Exercise: Write out every line exactly, from the start of the records below to the line with "import plotly.graph_objects as go", and stop there. Don't write out the pictures.

-- start of Input for this task --

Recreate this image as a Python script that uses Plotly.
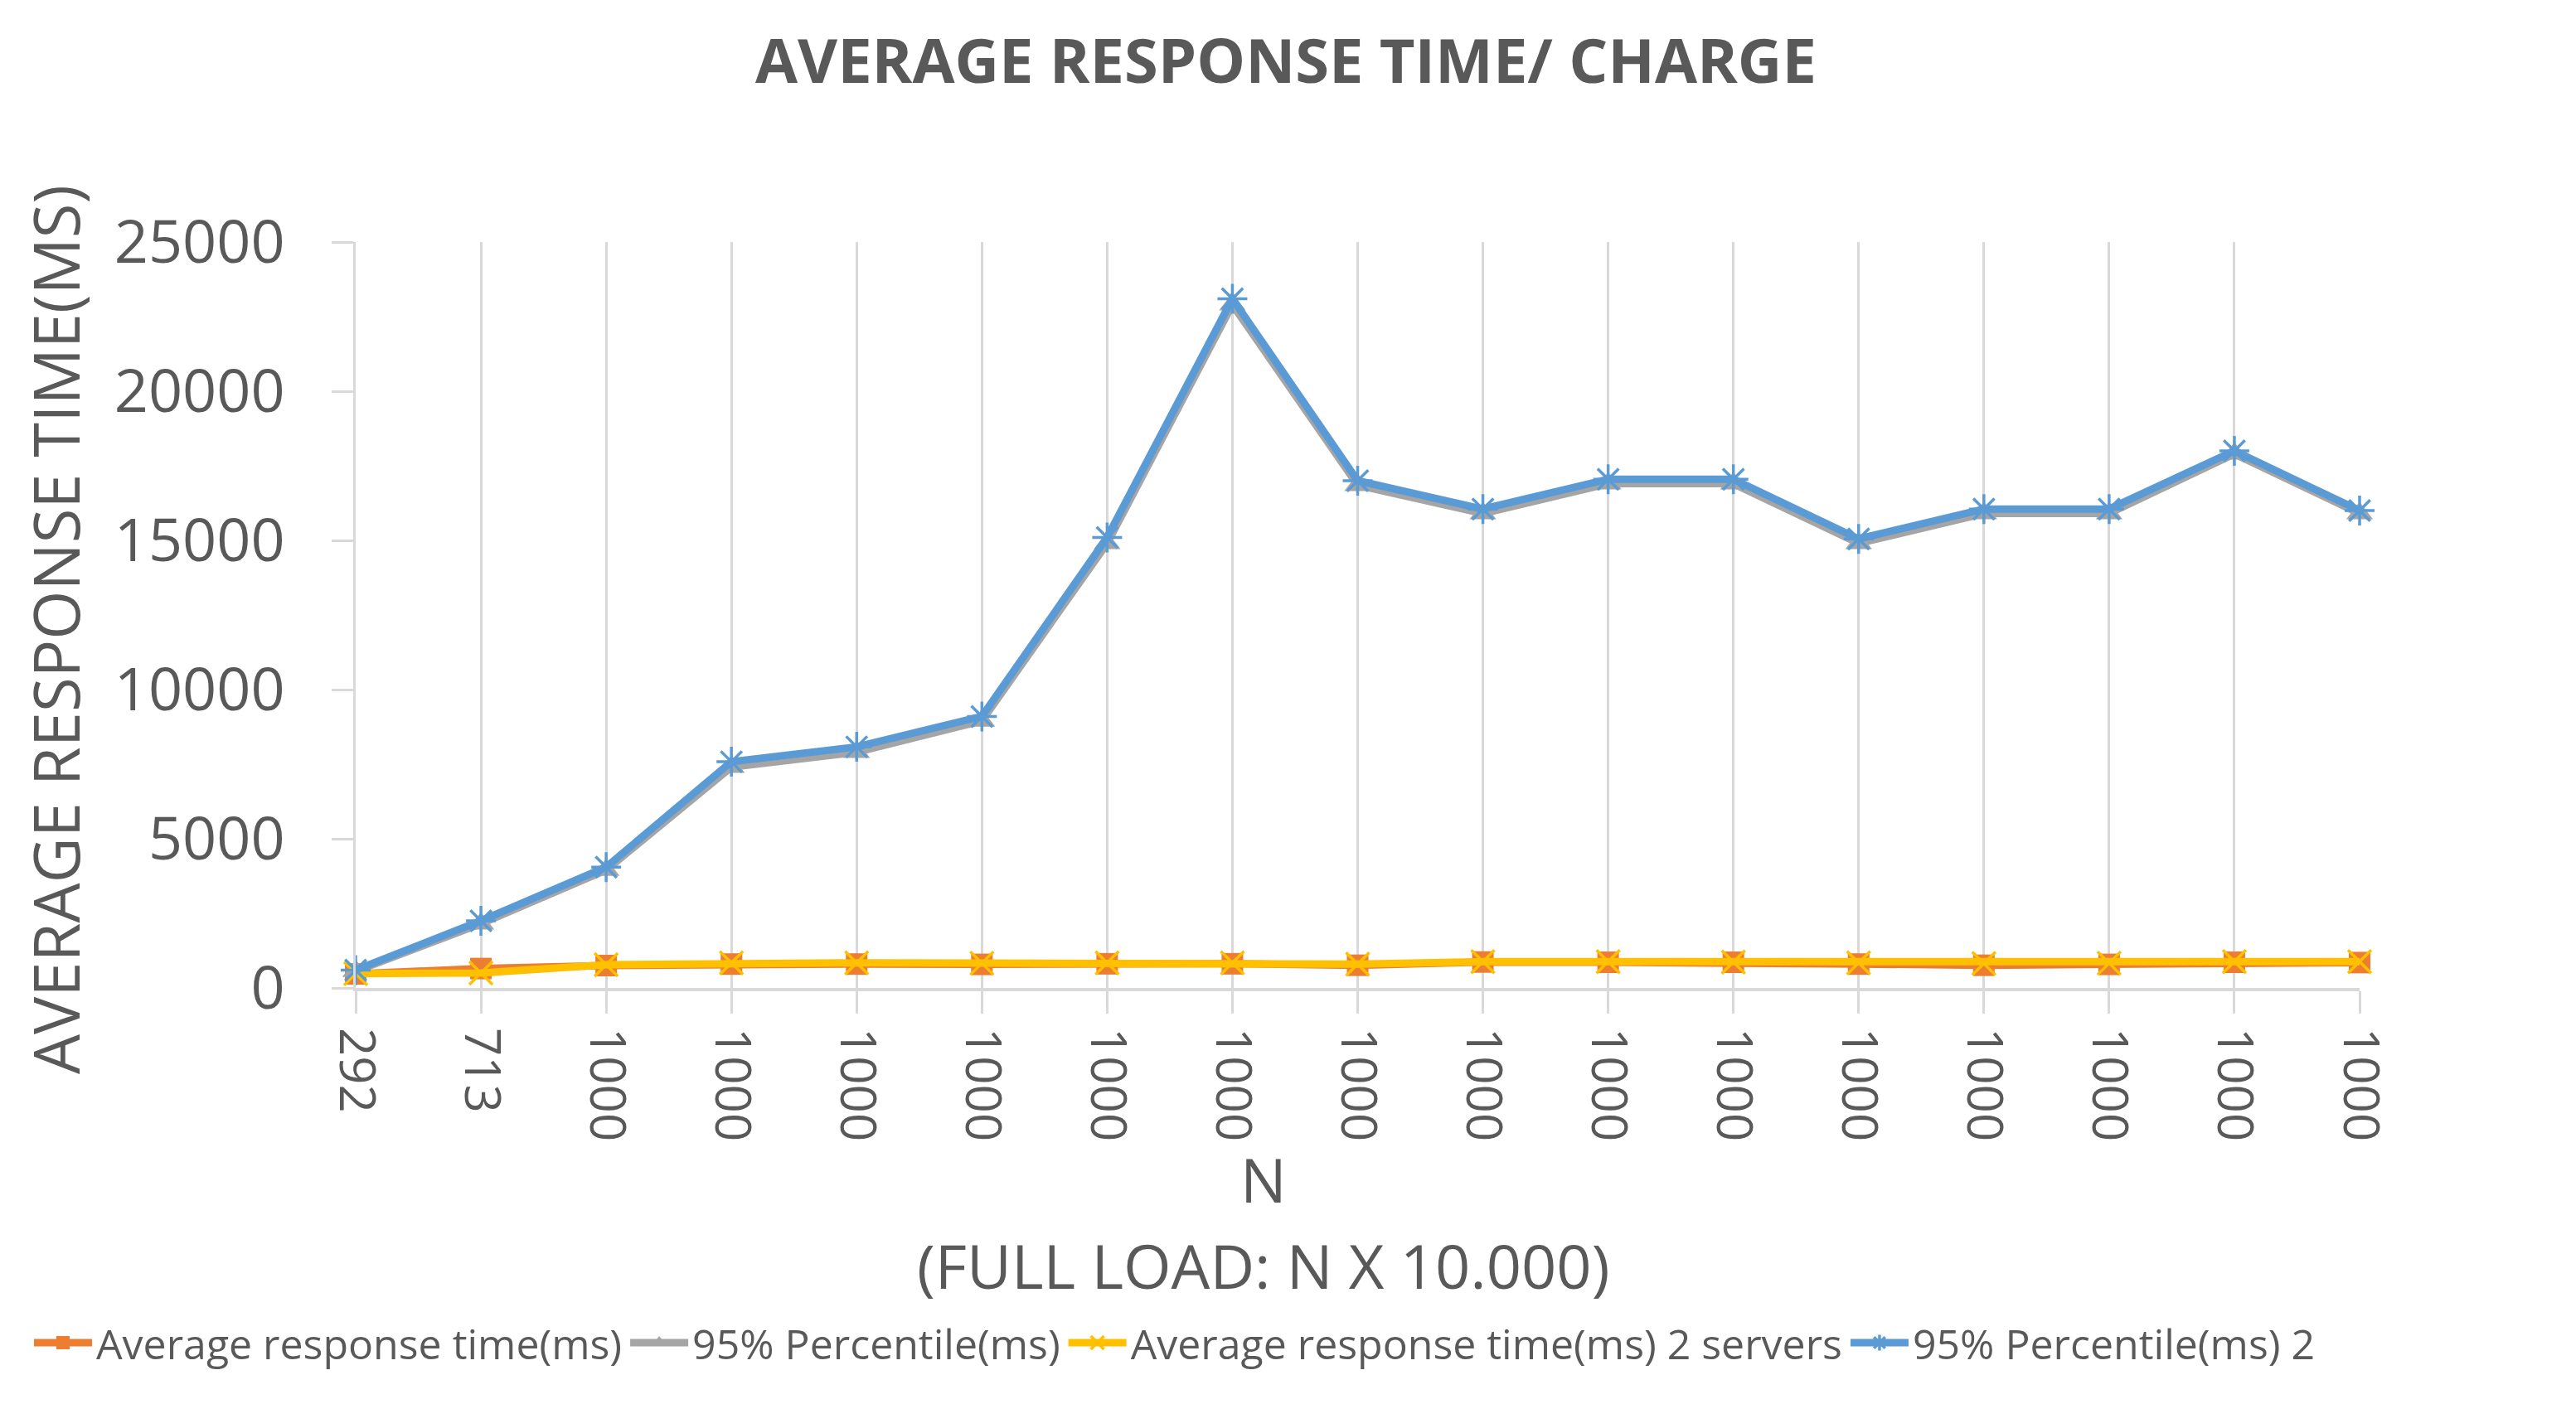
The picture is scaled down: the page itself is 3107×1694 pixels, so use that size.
import plotly.graph_objects as go

# ---- data ----
load_labels = ["292", "713", "1000", "1000", "1000", "1000", "1000", "1000", "1000",
               "1000", "1000", "1000", "1000", "1000", "1000", "1000", "1000"]
avg_ms = [470, 650, 750, 800, 800, 790, 810, 810, 760, 870, 860, 860, 800, 760, 790, 860, 850]
p95_ms = [560, 2150, 3950, 7400, 7900, 8950, 14900, 22900, 16850, 15900, 16900, 16900,
          14900, 15900, 15900, 17900, 15900]
avg_ms_2 = [480, 500, 780, 840, 840, 830, 840, 840, 800, 880, 880, 870, 840, 820, 830, 880, 880]
p95_ms_2 = [600, 2250, 4050, 7580, 8080, 9100, 15100, 23100, 17000, 16050, 17050, 17050,
            15050, 16050, 16050, 18000, 16000]
series_names = ["Average response time(ms)", "95% Percentile(ms)",
                "Average response time(ms) 2 servers", "95% Percentile(ms) 2"]

x_idx = list(range(len(load_labels)))

TEXT = "#595959"
GRID = "#d9d9d9"
FONT = "Open Sans"
W, H = 3107, 1694
ML, MR, MT, MB = 421, 269, 284, 510
PW, PH = W - ML - MR, H - MT - MB


def px_x(px):
    return (px - ML) / PW


def px_y(py):
    return (H - MB - py) / PH


fig = go.Figure()
fig.add_trace(go.Scatter(
    x=x_idx, y=avg_ms, name=series_names[0], mode="lines+markers",
    line=dict(color="#ED7D31", width=9),
    marker=dict(symbol="square", size=26, color="#ED7D31"),
    cliponaxis=False))
fig.add_trace(go.Scatter(
    x=x_idx, y=p95_ms, name=series_names[1], mode="lines+markers",
    line=dict(color="#A5A5A5", width=9),
    marker=dict(symbol="triangle-up", size=28, color="#A5A5A5"),
    cliponaxis=False))
fig.add_trace(go.Scatter(
    x=x_idx, y=avg_ms_2, name=series_names[2], mode="lines+markers",
    line=dict(color="#FFC000", width=9),
    marker=dict(symbol="x-thin-open", size=28, color="#FFC000",
                line=dict(color="#FFC000", width=3.5)),
    cliponaxis=False))
fig.add_trace(go.Scatter(
    x=x_idx, y=p95_ms_2, name=series_names[3], mode="lines+markers",
    line=dict(color="#5B9BD5", width=9),
    marker=dict(symbol="asterisk-open", size=30, color="#5B9BD5",
                line=dict(color="#5B9BD5", width=3.5)),
    cliponaxis=False))

fig.update_layout(
    width=W, height=H,
    paper_bgcolor="white", plot_bgcolor="white",
    margin=dict(l=ML, r=MR, t=MT, b=MB, autoexpand=False),
    font=dict(family=FONT, color=TEXT),
    title=dict(text="<b>AVERAGE RESPONSE TIME/ CHARGE</b>",
               x=0.4966, xref="container", xanchor="center",
               y=1 - 66 / H, yref="container", yanchor="middle",
               font=dict(family=FONT, size=74, color=TEXT)),
    showlegend=True,
    legend=dict(orientation="h", xref="paper", yref="paper",
                x=px_x(28), xanchor="left",
                y=px_y(1612), yanchor="middle",
                font=dict(family=FONT, size=50, color=TEXT),
                itemwidth=70, tracegroupgap=0, bgcolor="rgba(0,0,0,0)"),
)

fig.update_xaxes(
    range=[0, len(load_labels) - 1],
    tickmode="array", tickvals=x_idx, ticktext=load_labels,
    tickangle=90, tickfont=dict(family=FONT, size=60, color=TEXT),
    showgrid=True, gridcolor=GRID, gridwidth=3,
    ticks="outside", ticklen=27, tickwidth=3, tickcolor=GRID,
    ticklabelstandoff=5,
    showline=True, linecolor=GRID, linewidth=4,
    zeroline=False,
)
fig.update_yaxes(
    range=[0, 25000], tickmode="linear", tick0=0, dtick=5000, tickformat="d",
    tickfont=dict(family=FONT, size=72, color=TEXT),
    showgrid=False, zeroline=False,
    ticks="outside", ticklen=26, tickwidth=3, tickcolor=GRID,
    ticklabelstandoff=42,
    showline=True, linecolor=GRID, linewidth=3,
)

fig.add_annotation(text="AVERAGE RESPONSE TIME(MS)", textangle=-90,
                   xref="paper", yref="paper", x=px_x(58), y=px_y(752),
                   xanchor="center", yanchor="middle", showarrow=False,
                   font=dict(family=FONT, size=76, color=TEXT))
fig.add_annotation(text="N", xref="paper", yref="paper",
                   x=px_x(1516), y=px_y(1414),
                   xanchor="center", yanchor="middle", showarrow=False,
                   font=dict(family=FONT, size=74, color=TEXT))
fig.add_annotation(text="(FULL LOAD: N X 10.000)", xref="paper", yref="paper",
                   x=px_x(1516), y=px_y(1518),
                   xanchor="center", yanchor="middle", showarrow=False,
                   font=dict(family=FONT, size=74, color=TEXT))

fig.write_html("out.html")
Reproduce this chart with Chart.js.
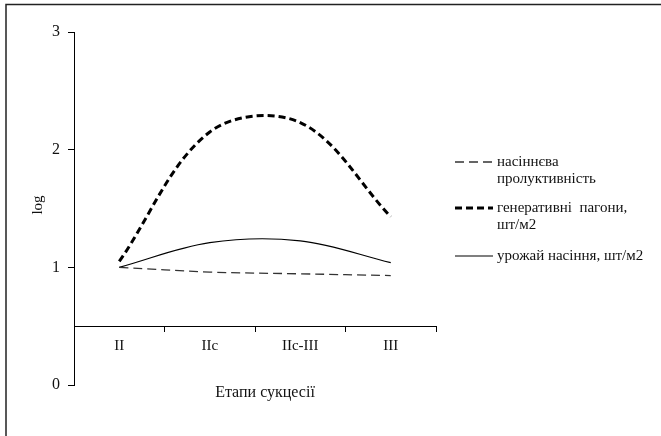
<!DOCTYPE html>
<html>
<head>
<meta charset="utf-8">
<script src="https://cdn.jsdelivr.net/npm/chart.js@4"></script>
<style>
  body { margin: 0; background: #fff; }
  #wrap { width: 661px; height: 436px; }
</style>
</head>
<body>
<div id="wrap"><canvas id="chart" width="661" height="436"></canvas></div>
<script>
const stages = ['II', 'IIc', 'IIc-III', 'III']
const seedProductivity = [1.0, 0.96, 0.945, 0.93]
const generativeShoots = [1.05, 2.15, 2.23, 1.43]
const seedYield = [1.0, 1.21, 1.225, 1.04]
const yTicks = [0, 1, 2, 3]

const serif = "'Liberation Serif', 'Times New Roman', serif"

// legend entries: label lines + line style
const legendItems = [
  { lines: ['насіннєва', 'пролуктивність'], width: 1.3, dash: [9, 5], color: '#333', y: 162 },
  { lines: ['генеративні  пагони,', 'шт/м2'], width: 3, dash: [7, 4], color: '#000', y: 208 },
  { lines: ['урожай насіння, шт/м2'], width: 1.2, dash: [], color: '#000', y: 256 }
]

const extras = {
  id: 'extras',
  afterDraw(c) {
    const ctx = c.ctx
    ctx.save()
    // frame (top + left only)
    ctx.strokeStyle = '#222'
    ctx.lineWidth = 1.5
    ctx.beginPath()
    ctx.moveTo(6, 436)
    ctx.lineTo(6, 4.5)
    ctx.lineTo(661, 4.5)
    ctx.stroke()

    // x axis title
    ctx.fillStyle = '#111'
    ctx.font = '16px ' + serif
    ctx.textAlign = 'center'
    ctx.textBaseline = 'middle'
    ctx.fillText('Етапи сукцесії', 265, 393)

    // y axis title
    ctx.save()
    ctx.translate(38, 205)
    ctx.rotate(-Math.PI / 2)
    ctx.font = '15px ' + serif
    ctx.fillText('log', 0, 0)
    ctx.restore()

    // legend
    ctx.font = '15px ' + serif
    ctx.textAlign = 'left'
    legendItems.forEach(it => {
      ctx.strokeStyle = it.color
      ctx.lineWidth = it.width
      ctx.setLineDash(it.dash)
      ctx.beginPath()
      ctx.moveTo(455, it.y)
      ctx.lineTo(493, it.y)
      ctx.stroke()
      ctx.setLineDash([])
      it.lines.forEach((t, i) => {
        ctx.fillText(t, 497, it.y + i * 17)
      })
    })
    ctx.restore()
  }
}

new Chart(document.querySelector('#chart'), {
  type: 'line',
  data: {
    labels: stages,
    datasets: [
      {
        label: 'насіннєва пролуктивність',
        data: seedProductivity,
        borderColor: '#333',
        borderWidth: 1.3,
        borderDash: [9, 5],
        pointRadius: 0,
        tension: 0.35
      },
      {
        label: 'генеративні пагони, шт/м2',
        data: generativeShoots,
        borderColor: '#000',
        borderWidth: 3,
        borderDash: [7, 4],
        pointRadius: 0,
        tension: 0.35
      },
      {
        label: 'урожай насіння, шт/м2',
        data: seedYield,
        borderColor: '#000',
        borderWidth: 1.2,
        pointRadius: 0,
        tension: 0.35
      }
    ]
  },
  options: {
    responsive: false,
    animation: false,
    layout: { padding: { left: 0, right: 225, top: 32, bottom: 51 } },
    plugins: {
      legend: { display: false },
      tooltip: { enabled: false }
    },
    scales: {
      x: {
        position: { y: 0.5 },
        offset: true,
        grid: { drawOnChartArea: false, offset: true, tickLength: 5, color: '#000' },
        border: { color: '#000', width: 1 },
        ticks: { color: '#111', font: { family: serif, size: 15 }, padding: 6, maxRotation: 0 }
      },
      y: {
        min: 0,
        max: 3,
        afterFit(s) { s.width = 74 },
        afterBuildTicks(s) { s.ticks = yTicks.map(v => ({ value: v })) },
        grid: { drawOnChartArea: false, tickLength: 6, color: '#000' },
        border: { color: '#000', width: 1 },
        ticks: { color: '#111', font: { family: serif, size: 16 }, padding: 8 }
      }
    }
  },
  plugins: [extras]
})
</script>
</body>
</html>
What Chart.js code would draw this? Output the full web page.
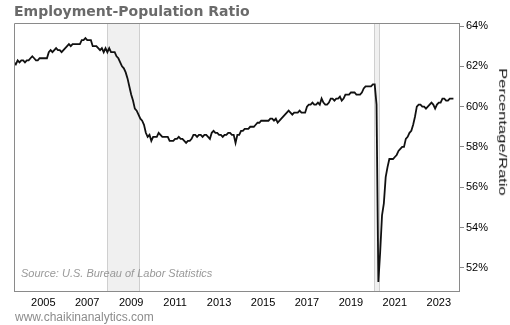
<!DOCTYPE html>
<html><head><meta charset="utf-8">
<script src="https://cdn.jsdelivr.net/npm/chart.js@4.4.0/dist/chart.umd.min.js"></script>
<style>
html,body{margin:0;padding:0;background:#fff;}
#wrap{position:relative;width:510px;height:325px;overflow:hidden;background:#fff;}
canvas{position:absolute;left:0;top:0;}
.t{position:absolute;white-space:nowrap;}
</style></head><body>
<div id="wrap">
<canvas id="c" width="510" height="325"></canvas>
<div class="t" style="left:14px;top:4px;font:bold 14px/14px 'DejaVu Sans';color:#6a6a6a;">Employment-Population Ratio</div>
<div class="t" style="left:21px;top:268px;font:italic 11px/11px 'Liberation Sans';color:#999;">Source: U.S. Bureau of Labor Statistics</div>
<div class="t" style="left:15px;top:311px;font:12px/12px 'Liberation Sans';color:#8c8c8c;">www.chaikinanalytics.com</div>
<div class="t" style="left:503px;top:132px;font:16.5px/16.5px 'Liberation Sans';color:#111;transform:translate(-50%,-50%) rotate(90deg) scaleY(0.66);">Percentage/Ratio</div>
</div>
<script>
// ---- data (monthly, seasonally adjusted, %) ----
const startYear = 2003;
const startMonth = 9;
const v2003 = [62.2, 62.1, 62.3, 62.2];
const v2004 = [62.3, 62.3, 62.2, 62.3, 62.3, 62.4, 62.5, 62.4, 62.3, 62.3, 62.4, 62.4];
const v2005 = [62.4, 62.4, 62.4, 62.7, 62.8, 62.7, 62.8, 62.9, 62.8, 62.8, 62.7, 62.8];
const v2006 = [62.9, 63.0, 63.1, 63.0, 63.1, 63.1, 63.1, 63.1, 63.1, 63.3, 63.3, 63.4];
const v2007 = [63.3, 63.3, 63.3, 63.0, 63.0, 63.0, 62.9, 62.8, 62.9, 62.7, 62.9, 62.7];
const v2008 = [62.9, 62.7, 62.7, 62.7, 62.5, 62.4, 62.2, 62.0, 61.9, 61.7, 61.4, 61.0];
const v2009 = [60.6, 60.3, 59.9, 59.8, 59.6, 59.4, 59.3, 59.1, 58.7, 58.5, 58.6, 58.3];
const v2010 = [58.5, 58.5, 58.5, 58.7, 58.6, 58.5, 58.5, 58.5, 58.5, 58.3, 58.3, 58.3];
const v2011 = [58.4, 58.4, 58.5, 58.4, 58.4, 58.3, 58.2, 58.3, 58.3, 58.4, 58.6, 58.6];
const v2012 = [58.5, 58.6, 58.6, 58.5, 58.6, 58.6, 58.5, 58.4, 58.7, 58.8, 58.7, 58.7];
const v2013 = [58.6, 58.6, 58.5, 58.6, 58.6, 58.7, 58.7, 58.6, 58.6, 58.2, 58.6, 58.6];
const v2014 = [58.8, 58.8, 58.9, 58.9, 58.9, 59.0, 59.0, 59.0, 59.1, 59.2, 59.2, 59.3];
const v2015 = [59.3, 59.3, 59.3, 59.3, 59.4, 59.4, 59.3, 59.4, 59.2, 59.3, 59.4, 59.5];
const v2016 = [59.6, 59.7, 59.8, 59.7, 59.6, 59.7, 59.7, 59.7, 59.8, 59.7, 59.7, 59.7];
const v2017 = [60.0, 60.1, 60.1, 60.2, 60.1, 60.1, 60.2, 60.1, 60.4, 60.2, 60.1, 60.1];
const v2018 = [60.2, 60.4, 60.4, 60.3, 60.4, 60.4, 60.5, 60.3, 60.4, 60.6, 60.6, 60.6];
const v2019 = [60.7, 60.7, 60.7, 60.6, 60.6, 60.6, 60.7, 60.9, 61.0, 61.0, 61.0, 61.0];
const v2020 = [61.1, 61.1, 60.1, 51.3, 52.8, 54.6, 55.2, 56.5, 57.0, 57.4, 57.4, 57.4];
const v2021 = [57.5, 57.6, 57.8, 57.9, 58.0, 58.0, 58.4, 58.5, 58.7, 58.8, 59.1, 59.5];
const v2022 = [60.0, 60.1, 60.1, 60.0, 60.0, 59.9, 60.0, 60.1, 60.2, 60.1, 59.9, 60.1];
const v2023 = [60.2, 60.2, 60.4, 60.4, 60.3, 60.3, 60.4, 60.4, 60.4];
const yearlyValues = [v2003, v2004, v2005, v2006, v2007, v2008, v2009, v2010, v2011, v2012,
  v2013, v2014, v2015, v2016, v2017, v2018, v2019, v2020, v2021, v2022, v2023];

const recessionStarts = [2007.88, 2020.07];
const recessionEnds = [2009.37, 2020.30];

const xTickYears = [2005, 2007, 2009, 2011, 2013, 2015, 2017, 2019, 2021, 2023];
const yTickValues = [52, 54, 56, 58, 60, 62, 64];
const xMin = 2003.667, xMax = 2023.92;
const yMin = 50.85, yMax = 64.15;

// build points
const points = [];
yearlyValues.forEach((arr, i) => {
  const yr = startYear + i;
  const m0 = (i === 0) ? startMonth : 1;
  arr.forEach((v, j) => points.push({x: yr + (m0 - 1 + j) / 12, y: v}));
});

const shadePlugin = {
  id: 'shade',
  beforeDatasetsDraw(chart) {
    const {ctx, chartArea: a, scales: {x}} = chart;
    ctx.save();
    recessionStarts.forEach((s, i) => {
      const x0 = Math.round(x.getPixelForValue(s)) + 0.5;
      const x1 = Math.round(x.getPixelForValue(recessionEnds[i])) + 0.5;
      ctx.fillStyle = '#f0f0f0';
      ctx.fillRect(x0, a.top, x1 - x0, a.bottom - a.top);
      ctx.strokeStyle = '#cfcfcf';
      ctx.lineWidth = 1;
      ctx.beginPath();
      ctx.moveTo(x0, a.top); ctx.lineTo(x0, a.bottom);
      ctx.moveTo(x1, a.top); ctx.lineTo(x1, a.bottom);
      ctx.stroke();
    });
    ctx.restore();
  },
  afterDraw(chart) {
    const {ctx, chartArea: a} = chart;
    ctx.save();
    ctx.strokeStyle = '#8a8a8a';
    ctx.lineWidth = 1;
    ctx.beginPath();
    ctx.moveTo(Math.round(a.left) + 0.5, a.bottom);
    ctx.lineTo(Math.round(a.left) + 0.5, Math.round(a.top) + 0.5);
    ctx.lineTo(a.right, Math.round(a.top) + 0.5);
    ctx.stroke();
    ctx.restore();
  }
};

new Chart(document.getElementById('c'), {
  type: 'line',
  data: {datasets: [{
    data: points,
    borderColor: '#111',
    borderWidth: 1.8,
    pointRadius: 0,
    tension: 0,
    fill: false
  }]},
  options: {
    responsive: false,
    animation: false,
    events: [],
    layout: {padding: {left: 14, top: 23, right: 0, bottom: 0}},
    plugins: {legend: {display: false}, tooltip: {enabled: false}, title: {display: false}},
    scales: {
      x: {
        type: 'linear', min: xMin, max: xMax,
        afterBuildTicks: s => { s.ticks = xTickYears.map(v => ({value: v})); },
        afterFit: s => { s.height = 34; },
        ticks: {callback: v => String(v), color: '#000', font: {family: 'Liberation Sans', size: 11}, padding: 5, maxRotation: 0, autoSkip: false},
        grid: {display: true, drawOnChartArea: false, drawTicks: false},
        border: {color: '#8a8a8a', width: 1}
      },
      y: {
        type: 'linear', position: 'right', min: yMin, max: yMax,
        afterBuildTicks: s => { s.ticks = yTickValues.map(v => ({value: v})); },
        afterFit: s => { s.width = 51; },
        ticks: {callback: v => v + '%', color: '#000', font: {family: 'Liberation Sans', size: 11}, padding: 2},
        grid: {display: true, drawOnChartArea: false, drawTicks: true, tickLength: 5, color: '#8a8a8a'},
        border: {color: '#8a8a8a', width: 1}
      }
    }
  },
  plugins: [shadePlugin]
});
</script>
</body></html>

-- end of Input for this task --

Correct result:
Recreate this image as a Python script that uses Plotly.
The picture is scaled down: the page itself is 3107×1694 pixels, so use that size.
import plotly.graph_objects as go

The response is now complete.